The plot types available are:

- Ensemble members
- Ensemble mean anomaly
- Probability

The common threshold of 15% concentration is used to define the ice edge. The ensemble members plot shows the sea ice edge for each forecast ensemble member in grey. The magenta/orange/black line is the edge defined from the field of the median of the forecast/hindcast/reanalysis at each grid-point, for each start and lead-month The common hindcast period is used to for the computation of the hindcast and ERA5 reanalysis median field. The ensemble mean anomaly plot shows the forecast ensemble mean sea ice concentration as an anomaly with respect to the hindcast climatology. The edges plotted are as described above.

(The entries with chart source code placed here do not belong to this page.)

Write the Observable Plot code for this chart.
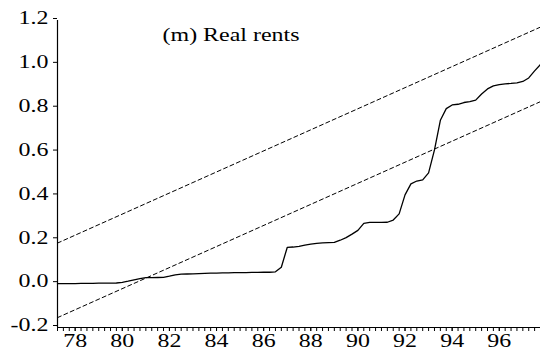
<!DOCTYPE html>
<html>
<head>
<meta charset="utf-8">
<script src="https://cdn.jsdelivr.net/npm/d3@7"></script>
<script src="https://cdn.jsdelivr.net/npm/@observablehq/plot@0.6"></script>
<style>
  html, body { margin: 0; padding: 0; background: #fff; }
  #chart svg { display: block; }
</style>
</head>
<body>
<div id="chart"></div>
<script>
// Quarterly observations, 1977Q2 .. 1997Q4 (x in two-digit years, quarter = 0.25)
const firstQuarter = 77.25;
const cusumSq = [
  0.000, 0.000, 0.000, 0.000, 0.001, 0.001, 0.001, 0.002, 0.002, 0.002, 0.003,
  0.006, 0.011, 0.017, 0.023, 0.027, 0.027, 0.028, 0.029, 0.034, 0.040, 0.043,
  0.044, 0.045, 0.046, 0.047, 0.048, 0.048, 0.049, 0.049, 0.050, 0.050, 0.050,
  0.051, 0.051, 0.052, 0.052, 0.054, 0.075, 0.165, 0.167, 0.170, 0.176, 0.180,
  0.184, 0.186, 0.187, 0.188, 0.198, 0.210, 0.226, 0.243, 0.275, 0.279, 0.279,
  0.279, 0.280, 0.290, 0.318, 0.405, 0.455, 0.468, 0.473, 0.505, 0.610, 0.745,
  0.798, 0.815, 0.818, 0.826, 0.830, 0.837, 0.865, 0.888, 0.902, 0.908, 0.911,
  0.913, 0.916, 0.922, 0.938, 0.970, 1.000
];
// 5% significance bounds (straight lines between the sample endpoints)
const boundX = [77.25, 97.75];
const upperBound = [0.185, 1.17];
const lowerBound = [-0.155, 0.83];

const yTicks = [-0.2, 0.0, 0.2, 0.4, 0.6, 0.8, 1.0, 1.2];
const yearLabels = [78, 80, 82, 84, 86, 88, 90, 92, 94, 96];
const title = "(m) Real rents";

const series = cusumSq.map((v, i) => ({x: firstQuarter + i * 0.25, y: v}));
const quarterTicks = series.map(d => d.x);
const upper = boundX.map((x, i) => ({x, y: upperBound[i]}));
const lower = boundX.map((x, i) => ({x, y: lowerBound[i]}));

const font = "'Liberation Serif', 'Times New Roman', serif";

const chart = Plot.plot({
  width: 540,
  height: 355,
  marginLeft: 57,
  marginRight: 0,
  marginTop: 20,
  marginBottom: 28,
  style: {fontFamily: font, fontSize: "18px", color: "#000", background: "#fff"},
  x: {domain: [77.25, 97.75], label: null},
  y: {domain: [-0.2, 1.2], label: null},
  marks: [
    // quarterly minor ticks
    Plot.axisX({ticks: quarterTicks, tickSize: 4, tickFormat: () => "", label: null, strokeWidth: 1}),
    // year labels
    Plot.axisX({ticks: yearLabels, tickSize: 4, tickPadding: 3, tickFormat: d => String(d), label: null, fontSize: 18}),
    Plot.axisY({ticks: yTicks, tickSize: 4, tickPadding: 5, tickFormat: d => d.toFixed(1), label: null, fontSize: 18, dy: -2}),
    Plot.ruleX([77.25], {stroke: "#000", strokeWidth: 1.2}),
    Plot.ruleY([-0.2], {stroke: "#000", strokeWidth: 1.2}),
    Plot.line(upper, {x: "x", y: "y", stroke: "#000", strokeWidth: 1, strokeDasharray: "4,3"}),
    Plot.line(lower, {x: "x", y: "y", stroke: "#000", strokeWidth: 1, strokeDasharray: "4,3"}),
    Plot.line(series, {x: "x", y: "y", stroke: "#000", strokeWidth: 1.3}),
    Plot.text([title], {frameAnchor: "top", dx: -68, dy: 8, lineAnchor: "top", fontSize: 18, fill: "#000"})
  ]
});

document.getElementById("chart").appendChild(chart);

// widen the serif lettering horizontally
const stretch = 1.33;
chart.querySelectorAll("text").forEach(t => {
  const len = t.getComputedTextLength();
  if (len > 0) {
    t.setAttribute("textLength", (len * stretch).toFixed(1));
    t.setAttribute("lengthAdjust", "spacingAndGlyphs");
  }
});
</script>
</body>
</html>
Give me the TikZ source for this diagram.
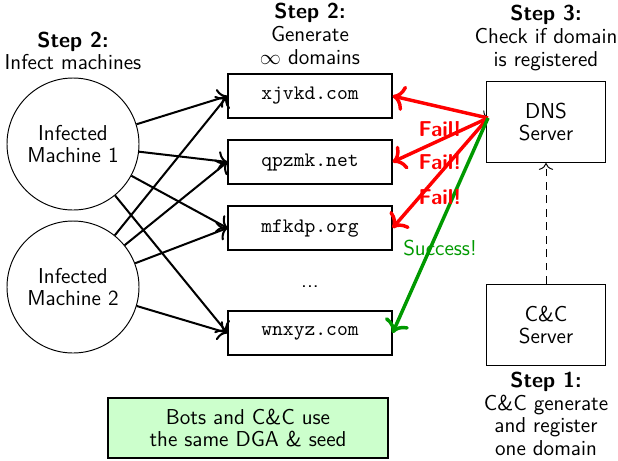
\documentclass[tikz,border=0pt]{standalone}
\usetikzlibrary{arrows.meta}
\begin{document}
\begin{tikzpicture}[x=0.52pt,y=-0.52pt,font=\fontsize{11.2}{11.8}\selectfont\sffamily,
  machine/.style={draw,circle,minimum size=132*0.52pt,inner sep=0pt,align=center,line width=0.5pt},
  dombox/.style={draw,minimum width=164*0.52pt,minimum height=44*0.52pt,inner sep=0pt,font=\fontsize{10.7}{12}\selectfont\ttfamily,line width=0.6pt},
  server/.style={draw,minimum width=119*0.52pt,minimum height=81*0.52pt,align=center,line width=0.6pt},
  infect/.style={-{To[scale=1.25]},line width=1.05pt},
  fail/.style={-{To[scale=1.15]},red,line width=1.8pt},
  ok/.style={-{To[scale=1.15]},green!60!black,line width=1.8pt},
  failtxt/.style={red,font=\fontsize{11.2}{11.8}\selectfont\sffamily\bfseries},
  heading/.style={align=center,inner sep=0pt}]
\useasboundingbox (0,0) rectangle (618,460);
% headings
\node[heading] (h1) at (73,51) {\textbf{Step 2:}\\Infect machines};
\node[heading] (h2) at (310,34) {\textbf{Step 2:}\\Generate\\$\infty$ domains};
\node[heading] (h3) at (546,38) {\textbf{Step 3:}\\Check if domain\\is registered};
\node[heading] (h4) at (546,414) {\textbf{Step 1:}\\C\&C generate\\and register\\one domain};
% machines
\node[machine] (m1) at (73,144) {Infected\\Machine 1};
\node[machine] (m2) at (73,287) {Infected\\Machine 2};
% domains
\node[dombox] (d1) at (310,96) {xjvkd.com};
\node[dombox] (d2) at (310,162) {qpzmk.net};
\node[dombox] (d3) at (310,228) {mfkdp.org};
\node (dots) at (310,287) {...};
\node[dombox] (d4) at (310,333) {wnxyz.com};
% servers
\node[server] (dns) at (546,122) {DNS\\Server};
\node[server] (cc) at (546,325) {C\&C\\Server};
\coordinate (q) at (488,118);
% bottom box
\node[draw,fill=green!20,minimum width=280*0.52pt,minimum height=60*0.52pt,align=center,line width=0.6pt] (note) at (248,428) {Bots and C\&C use\\the same DGA \& seed};
% infection arrows
\foreach \m in {m1,m2}{
  \foreach \d in {d1,d2,d3,d4}{
    \draw[infect] (\m) -- (\d.west);
  }
}
% dns arrows
\draw[-{To[scale=1.2]},line width=0.5pt] (d1.east) -- (q);
\draw[fail] (q) -- (d1.east);
\draw[fail] (q) -- (d2.east);
\draw[fail] (q) -- (d3.east);
\draw[ok] (q) -- (d4.east);
\node[failtxt] (f1) at (440,129) {Fail!};
\node[failtxt] (f2) at (440,162) {Fail!};
\node[failtxt] (f3) at (440,197) {Fail!};
\node[green!60!black] (s) at (440,248) {Success!};
% dashed
\draw[-{To[scale=1.3]},dash pattern=on 4pt off 3pt,line width=0.5pt] (cc.north) -- (dns.south);
\end{tikzpicture}
\end{document}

The probability plot shows the probability of the sea ice concentration being above 15% in the forecast, computed by counting the number of ensemble members with greater than 15% concentration. The edges plotted are as described above.

**Verification plots**

Link: https://confluence.ecmwf.int/display/CKB/C3S+seasonal+forecasts+verification+plots

Anomalies are computed for each year in the common hindcast period, for each seasonal forecast system and ERA5 data for verification. Tercile categories, and corresponding probabilities, are also computed, as described above for the graphical products. One-month and three-month aggregations are produced for each start month and lead-time(s) combination.

The verification products available are:

- Temporal correlation
- Ranked Probability Score (RPS)
- Relative Operating Characteristic (ROC)

The correlations are Spearman rank correlation coefficients computed using the ensemble mean anomalies and ERA5 data, with p-values computed to indicate where significance is below 95%. For the SST indices, area-averages in the regions are computed first, and these are used for the correlation calculation.

Area under the ROC curve and RPS values are computed at each grid cell, for terciles categories, as described in the WMO forecast guidance.